Mais les missions régionales n'ont pas davantage de moyens, et pas forcément les compétences nécessaires, alors, "un certain nombre de MRAe tirent la langue", décrit Éric Vindimian, membre permanent de celle de Paca. "On ne sent pas de pression de la part des préfets, mais on est débordés", poursuit-il. Ce fonctionnement transitoire conduit d'ores et déjà à un nombre croissant d'absences d'avis, y compris pour certains projets qui présentent des enjeux environnementaux importants, déplore Philippe Ledenvic.

Des moyens suffisants pour garantir l'indépendance ?

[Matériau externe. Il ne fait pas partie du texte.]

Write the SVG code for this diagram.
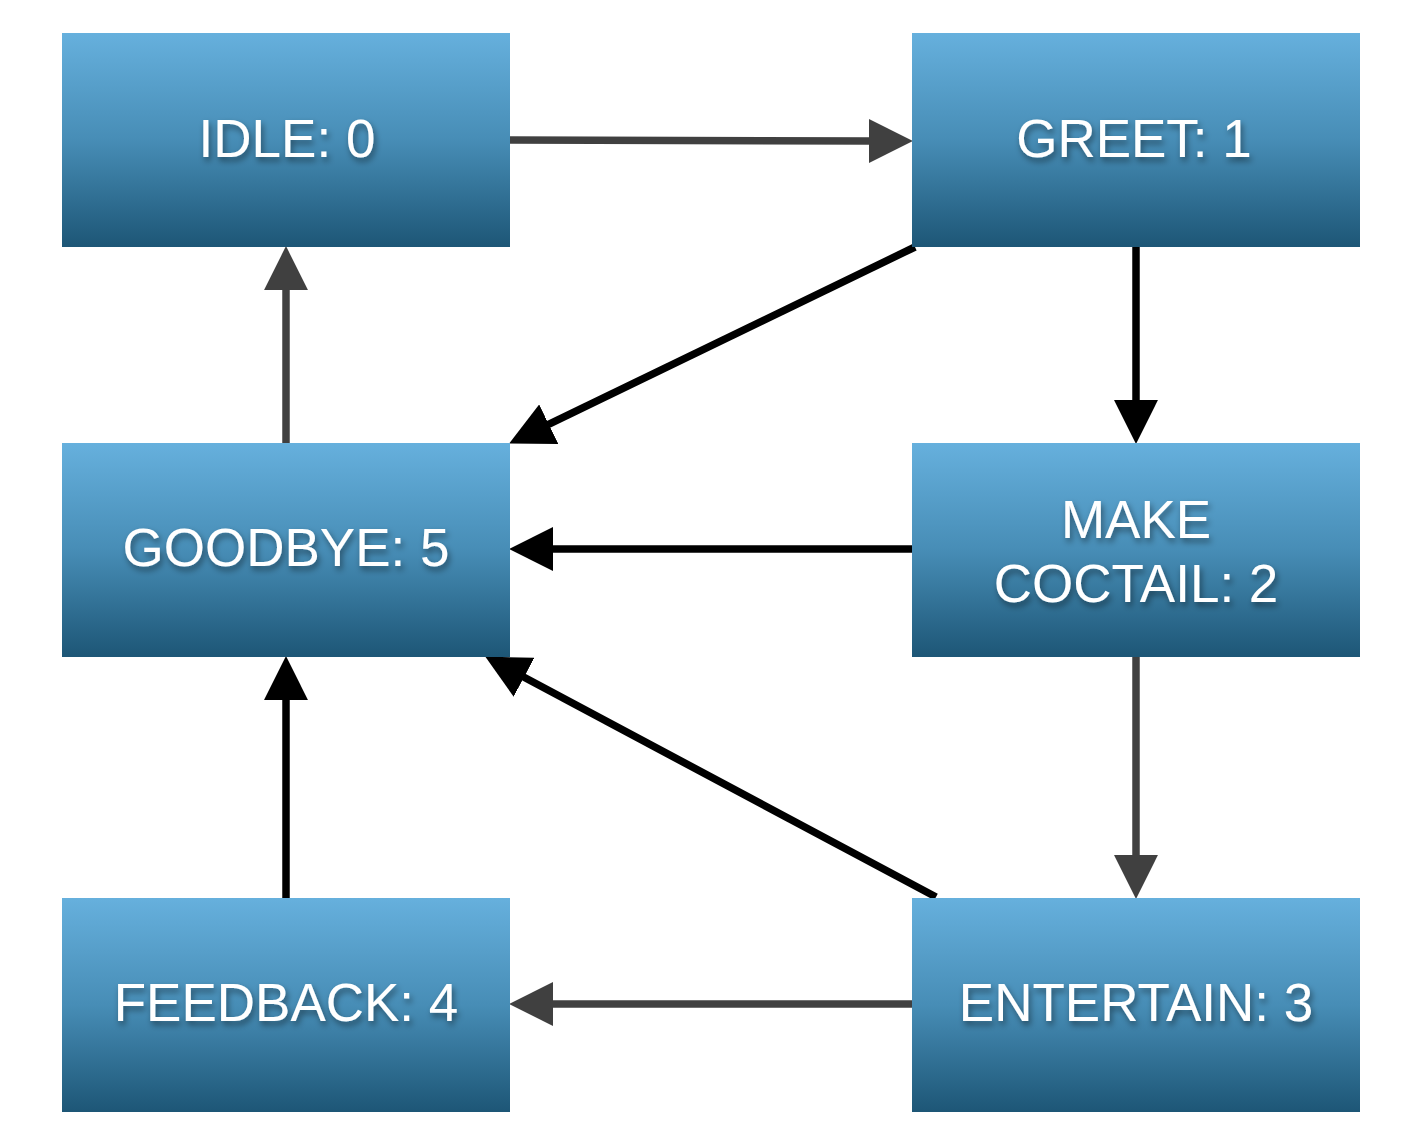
<svg xmlns="http://www.w3.org/2000/svg" width="1424" height="1148" viewBox="0 0 1424 1148">
<defs>
<linearGradient id="boxg" x1="0" y1="0" x2="0" y2="1">
<stop offset="0" stop-color="#66b0dd"/>
<stop offset="0.5" stop-color="#478db6"/>
<stop offset="1" stop-color="#1d5676"/>
</linearGradient>
<filter id="tsh" x="-20%" y="-40%" width="140%" height="180%">
<feDropShadow dx="2" dy="4" stdDeviation="3" flood-color="#000" flood-opacity="0.45"/>
</filter>
<marker id="ahb" markerUnits="userSpaceOnUse" markerWidth="44" markerHeight="44" refX="3" refY="21.5" orient="auto" viewBox="0 0 43 43">
<path d="M0,0 L43,21.5 L0,43 z" fill="#000"/>
</marker>
<marker id="ahg" markerUnits="userSpaceOnUse" markerWidth="44" markerHeight="44" refX="3" refY="21.5" orient="auto" viewBox="0 0 43 43">
<path d="M0,0 L43,21.5 L0,43 z" fill="#404040"/>
</marker>
</defs>
<style>
.box{fill:url(#boxg);}
.lbl{font-family:"Liberation Sans",Arial,Helvetica,sans-serif;font-size:53px;fill:#fff;text-anchor:middle;filter:url(#tsh);}
.cb{stroke:#000;stroke-width:7.5;fill:none;marker-end:url(#ahb);}
.cg{stroke:#404040;stroke-width:7.5;fill:none;marker-end:url(#ahg);}
</style>
<rect width="1424" height="1148" fill="#fff"/>
<g id="connectors">
<line class="cg" x1="510" y1="140" x2="872" y2="141"/>
<line class="cb" x1="915" y1="247" x2="546" y2="425.6"/>
<line class="cb" x1="1136" y1="247" x2="1136" y2="403"/>
<line class="cb" x1="912" y1="549" x2="550" y2="549"/>
<line class="cg" x1="286" y1="443" x2="286" y2="287"/>
<line class="cb" x1="936" y1="897" x2="521.3" y2="675.8"/>
<line class="cg" x1="1136" y1="657" x2="1136" y2="858"/>
<line class="cg" x1="912" y1="1004" x2="550" y2="1004"/>
<line class="cb" x1="286" y1="898" x2="286" y2="697"/>
</g>
<g id="idle">
<rect class="box" x="62" y="33" width="448" height="214"/>
<text class="lbl" x="287" y="157">IDLE: 0</text>
</g>
<g id="greet">
<rect class="box" x="912" y="33" width="448" height="214"/>
<text class="lbl" x="1134" y="157">GREET: 1</text>
</g>
<g id="goodbye">
<rect class="box" x="62" y="443" width="448" height="214"/>
<text class="lbl" x="286" y="566">GOODBYE: 5</text>
</g>
<g id="make_coctail">
<rect class="box" x="912" y="443" width="448" height="214"/>
<text class="lbl" x="1136" y="538">MAKE</text>
<text class="lbl" x="1136" y="602">COCTAIL: 2</text>
</g>
<g id="feedback">
<rect class="box" x="62" y="898" width="448" height="214"/>
<text class="lbl" x="286" y="1021">FEEDBACK: 4</text>
</g>
<g id="entertain">
<rect class="box" x="912" y="898" width="448" height="214"/>
<text class="lbl" x="1136" y="1021">ENTERTAIN: 3</text>
</g>
</svg>
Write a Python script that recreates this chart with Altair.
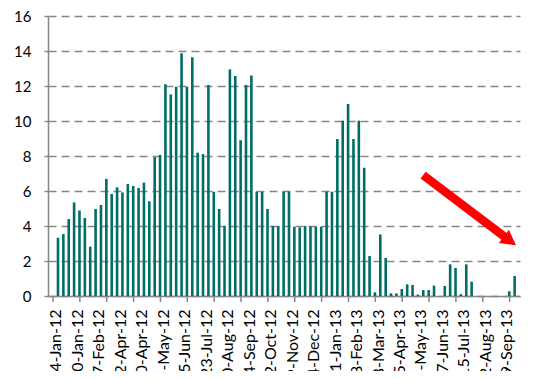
import altair as alt
import pandas as pd

# weekly values, Jan 2012 - Sep 2013 (86 categories)
values = [
    3.33, 3.54, 4.40, 5.35, 4.88, 4.46, 2.82, 4.97, 5.20, 6.69,
    5.83, 6.21, 5.92, 6.40, 6.29, 6.17, 6.48, 5.41, 7.94, 8.06,
    12.10, 11.52, 11.96, 13.87, 11.96, 13.64, 8.19, 8.11, 12.06, 5.96,
    4.97, 4.00, 12.95, 12.57, 8.90, 12.06, 12.60, 5.96, 5.94, 4.97,
    4.00, 4.00, 5.96, 5.96, 3.96, 3.92, 4.00, 3.96, 3.96, 3.96,
    5.96, 5.96, 8.97, 10.02, 10.97, 8.97, 10.02, 7.33, 2.29, 0.21,
    3.52, 2.17, 0.15, 0.15, 0.40, 0.67, 0.63, 0.08, 0.34, 0.34,
    0.59, 0.0, 0.57, 1.81, 1.60, 0.11, 1.81, 0.82, 0.0, 0.0,
    0.0, 0.0, 0.0, 0.0, 0.27, 1.14,
]

# category labels shown every 4th category
tick_labels = [
    "4-Jan-12", "30-Jan-12", "27-Feb-12", "2-Apr-12", "30-Apr-12", "28-May-12",
    "25-Jun-12", "23-Jul-12", "20-Aug-12", "24-Sep-12", "22-Oct-12", "19-Nov-12",
    "24-Dec-12", "21-Jan-13", "18-Feb-13", "18-Mar-13", "15-Apr-13", "13-May-13",
    "17-Jun-13", "15-Jul-13", "12-Aug-13", "9-Sep-13",
]
label_step = 4
tick_step = 5
y_ticks = [0, 2, 4, 6, 8, 10, 12, 14, 16]

# annotation arrow (in category / value units)
arrow_x = [68.4, 84.43]
arrow_y = [6.91, 3.18]

n = len(values)
df = pd.DataFrame({"i": list(range(n)), "v": values})
df_ticks = pd.DataFrame({"i": [k - 0.5 for k in range(0, n, tick_step)]})
df_arrow = pd.DataFrame({"i": arrow_x, "v": arrow_y})
df_head = df_arrow.iloc[[-1]]

W, H = 472, 280
FONT = "Lato"
GRAY = "#868686"

xscale = alt.Scale(domain=[-0.5, n - 0.5], nice=False, zero=False)
yscale = alt.Scale(domain=[0, 16], nice=False, zero=True)

label_expr = "[" + ",".join("'%s'" % s for s in tick_labels) + "][round(datum.value/%d)]" % label_step

bars = alt.Chart(df).mark_bar(size=2.6, color="#006E68", xOffset=2.3).encode(
    x=alt.X(
        "i:Q",
        scale=xscale,
        axis=alt.Axis(
            values=list(range(0, n, label_step)),
            tickCount=200,
            labelExpr=label_expr,
            labelAngle=270,
            ticks=False,
            grid=False,
            domainColor=GRAY,
            domainWidth=1.5,
            labelPadding=13,
            labelFont=FONT,
            labelFontSize=16,
            labelColor="#000000",
            labelOverlap=False,
            title=None,
        ),
    ),
    y=alt.Y(
        "v:Q",
        scale=yscale,
        axis=alt.Axis(
            values=y_ticks,
            tickCount=200,
            format="d",
            grid=True,
            gridDash=[8, 5],
            gridColor=GRAY,
            gridWidth=1.5,
            tickSize=4,
            tickColor=GRAY,
            tickWidth=1.5,
            domainColor=GRAY,
            domainWidth=1.5,
            labelPadding=13,
            labelFont=FONT,
            labelFontSize=15,
            labelColor="#000000",
            labelOverlap=False,
            title=None,
        ),
    ),
)

ticks = alt.Chart(df_ticks).mark_rule(color=GRAY, strokeWidth=1.5).encode(
    x=alt.X("i:Q", scale=xscale),
    y=alt.value(H),
    y2=alt.value(H + 6),
)

arrow_line = alt.Chart(df_arrow).mark_line(color="#FF0000", strokeWidth=8.5, strokeCap="butt").encode(
    x=alt.X("i:Q", scale=xscale),
    y=alt.Y("v:Q", scale=yscale),
)

arrow_head = alt.Chart(df_head).mark_point(
    shape="M-0.8,-1L1,0L-0.8,1Z", size=280, angle=36.6, filled=True, color="#FF0000", opacity=1
).encode(
    x=alt.X("i:Q", scale=xscale),
    y=alt.Y("v:Q", scale=yscale),
)

chart = alt.layer(bars, ticks, arrow_line, arrow_head).properties(
    width=W,
    height=H,
    autosize=alt.AutoSizeParams(type="none"),
    padding={"left": 40, "top": 8, "right": 5, "bottom": 75},
    background="white",
).configure_view(stroke=None)

chart.save("out.html", embed_options={"renderer": "svg", "actions": False})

Quelle solution privilégier pour garantir l'indépendance de l'autorité environnementale ? Le président de l'Ae ne veut pas prendre position sur le sujet. "Quelle que soit l'option organisationnelle qui sera retenue, au terme d'une période transitoire que l'Ae souhaite très courte, des garanties devront être apportées pour que toutes les structures concernées disposent de façon perenne des compétences et plus largement des ressources nécessaires pour rendre des avis de qualité et cohérents sur l'ensemble du territoire". Le président de l'Ae a rappelé qu'elle était indépendante, grâce notamment à ses "délibérations collégiales et consensuelles". Bref, "on dit ce qu'on a à dire", assure-t-il.